Several liability is the legal term which means they are as liable as the haulier for the payment of VAT on that movement. ''This puts a lot of hauliers off," says Ross. "We contacted our equivalent in France, FNTR, to try and ascertain some names of companies prepared to do this on behalf of our members. One came forward."

Added to this is the variability of rates throughout Europe. The UK VAT threshold is around £35,000; in Belgium, the threshold is zero so every cabotage movement is subject to VAT Maurice Rice, who also has a cabotage permit for Germany, suggests that cultural differences are another hurdle: "The language barrier can give rise to difficulties and the attitude to doing business is often so different on the Continent as to discourage operators from looking for work."

Andy Park, assistant transport manager at Croome International, says that in the early days of cabotage companies like his applied for permits in case they were needed as a consequence of other jobs, but no longer uses them. "Alternatively we would apply if the work was originated by an existing customer," he says.

Rice Continental's German work has developed in this way. "This is customer-led, where they have asked us to move goods internally for them, following a long established relationship," says Rice.

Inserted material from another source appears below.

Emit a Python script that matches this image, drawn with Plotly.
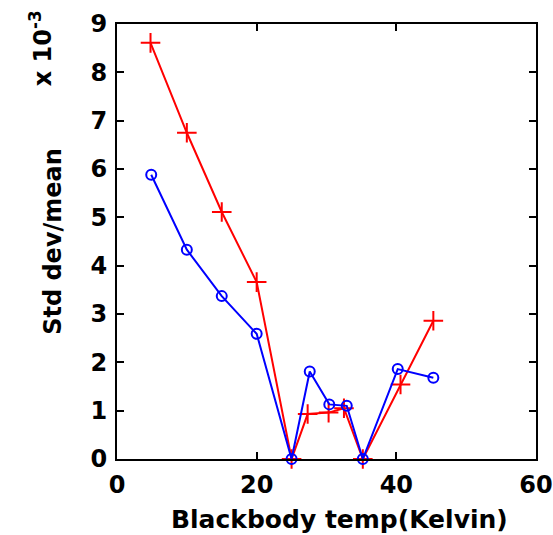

One of the biggest barriers is still finding a cabotage load in the first place. High Wycombe-based Cavewood Transport has been involved with cabotage since the start and can call up available loads via the Minitel system. "You can check available loads from Spain across Europe to the UK, but it is expensive to access," says the company. "The small hauliers—the one-man bands—don't have the resources and can't learn about these loads."

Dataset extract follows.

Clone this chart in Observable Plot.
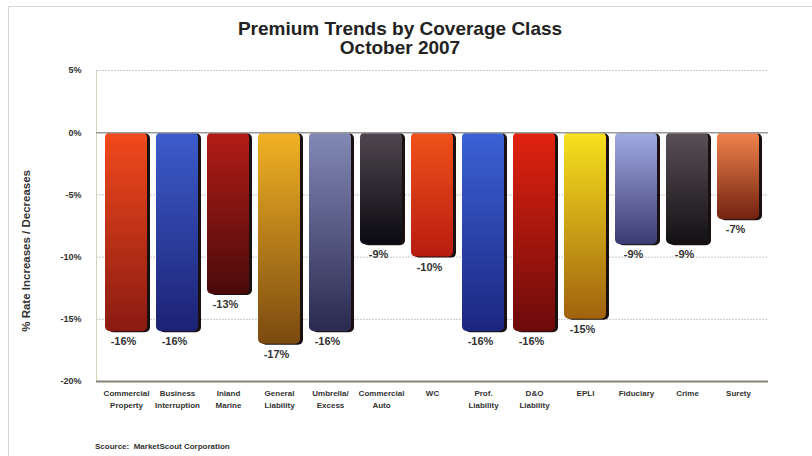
<!DOCTYPE html>
<html>
<head>
<meta charset="utf-8">
<script src="https://cdn.jsdelivr.net/npm/d3@7"></script>
<script src="https://cdn.jsdelivr.net/npm/@observablehq/plot@0.6"></script>
<style>
  html, body { margin: 0; padding: 0; background: #fff; width: 812px; height: 456px; overflow: hidden; }
  #frame { position: absolute; left: 8px; top: 6px; width: 804px; height: 450px; border-top: 1px solid #d8d8d8; border-left: 1px solid #d8d8d8; }
  #title { position: absolute; left: 0; top: 19px; width: 800px; text-align: center; font: bold 19px "Liberation Sans", Arial, sans-serif; line-height: 19px; color: #222; }
  #chart { position: absolute; left: 0; top: 58px; }
  #source { position: absolute; left: 95px; top: 442px; font: bold 8px "Liberation Sans", Arial, sans-serif; color: #333; }
</style>
</head>
<body>
<div id="frame"></div>
<div id="title">Premium Trends by Coverage Class<br>October 2007</div>
<div id="chart"></div>
<div id="source">Scource:&nbsp; MarketScout Corporation</div>
<script>
const categories = ["Commercial Property","Business Interruption","Inland Marine","General Liability","Umbrella/ Excess","Commercial Auto","WC","Prof. Liability","D&O Liability","EPLI","Fiduciary","Crime","Surety"];
const tickLabels = ["Commercial\nProperty","Business\nInterruption","Inland\nMarine","General\nLiability","Umbrella/\nExcess","Commercial\nAuto","WC","Prof.\nLiability","D&O\nLiability","EPLI","Fiduciary","Crime","Surety"];
const values = [-16,-16,-13,-17,-16,-9,-10,-16,-16,-15,-9,-9,-7];
const yTicks = [5,0,-5,-10,-15,-20];
const gradTop = ["#f24a1c","#3d5ccc","#b31c16","#f2b224","#8389b6","#4f474f","#f0521a","#3b62d6","#e2220f","#f8e21e","#a3abe3","#5a5058","#f2844e"];
const gradBottom = ["#8a1a12","#1c2274","#4a0b0b","#7a4a10","#2a2a50","#0b0a10","#b81c10","#1c2680","#6c0b0b","#a0620e","#3b3b72","#121012","#722210"];

const data = categories.map((c, i) => ({cat: c, tick: tickLabels[i], value: values[i], idx: i}));
const tickMap = new Map(categories.map((c, i) => [c, tickLabels[i]]));
const font = '"Liberation Sans", Arial, sans-serif';

const plot = Plot.plot({
  width: 812,
  height: 370,
  marginLeft: 96,
  marginRight: 44,
  marginTop: 12,
  marginBottom: 47,
  style: {fontFamily: font, background: "transparent"},
  x: {domain: categories, paddingInner: 0.17, paddingOuter: 0.1, label: null, tickSize: 0, tickPadding: 9, tickFormat: d => tickMap.get(d)},
  y: {domain: [-20, 5], ticks: yTicks, tickSize: 0, tickPadding: 15, tickFormat: d => d + "%", label: null},
  marks: [
    Plot.ruleY([5, -5, -10, -15], {stroke: "#c8c8c8", strokeWidth: 1, strokeDasharray: "2,1"}),
    Plot.frame({anchor: "left", stroke: "#d6d2b8", strokeWidth: 1}),
    Plot.barY(data, {x: "cat", y1: 0, y2: "value", fill: "#1a1010", dx: 3, dy: 1, rx: 5}),
    Plot.barY(data, {x: "cat", y1: 0, y2: "value", fill: "#888", rx: 5}),
    Plot.ruleY([0], {stroke: "#9a9a9a", strokeWidth: 1.5}),
    Plot.ruleY([-20], {stroke: "#8a8478", strokeWidth: 2}),
    Plot.text(data, {x: "cat", y: "value", text: d => d.value + "%", dy: 10, dx: -3, fontSize: 11, fontWeight: "bold", fill: "#333", lineAnchor: "middle"}),
    Plot.text(["% Rate Increases / Decreases"], {frameAnchor: "left", y: [-9.5], dx: -70, rotate: -90, textAnchor: "middle", fontSize: 11.5, fontWeight: "bold", fill: "#333"})
  ]
});

const svg = d3.select(plot);
const defs = svg.insert("defs", ":first-child");
categories.forEach((c, i) => {
  const g = defs.append("linearGradient").attr("id", "g" + i).attr("x1", 0).attr("y1", 0).attr("x2", 0).attr("y2", 1);
  g.append("stop").attr("offset", "0%").attr("stop-color", gradTop[i]);
  g.append("stop").attr("offset", "100%").attr("stop-color", gradBottom[i]);
});
const barGroups = svg.selectAll('g[aria-label="bar"]').nodes();
const mainBars = barGroups[barGroups.length - 1];
d3.select(mainBars).attr("fill", null).selectAll("rect").attr("fill", (d, i) => `url(#g${i})`);
svg.selectAll('g[aria-label="y-axis tick label"] text, g[aria-label="x-axis tick label"] text').style("font-weight", "bold");
svg.select('g[aria-label="y-axis tick label"]').attr("font-size", 9).attr("fill", "#333");
svg.select('g[aria-label="x-axis tick label"]').attr("font-size", 8).attr("fill", "#333");
svg.selectAll('g[aria-label="x-axis tick label"] text').each(function() {
  d3.select(this).selectAll("tspan").filter((d, i) => i > 0).attr("dy", "1.45em");
});

document.getElementById("chart").appendChild(plot);
</script>
</body>
</html>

But perhaps the main fear has to do with payment, or lack of it. Cavewood points out that in dealing with a new company, once the rate has been agreed and the consignment delivered there is no guarantee that the bill will be paid out two months down the line. For small hauliers it's a big deterrent.

Removing that fear will need a single market with the kind of fiscal and legislative harmony that is at present no more than a federalist dream.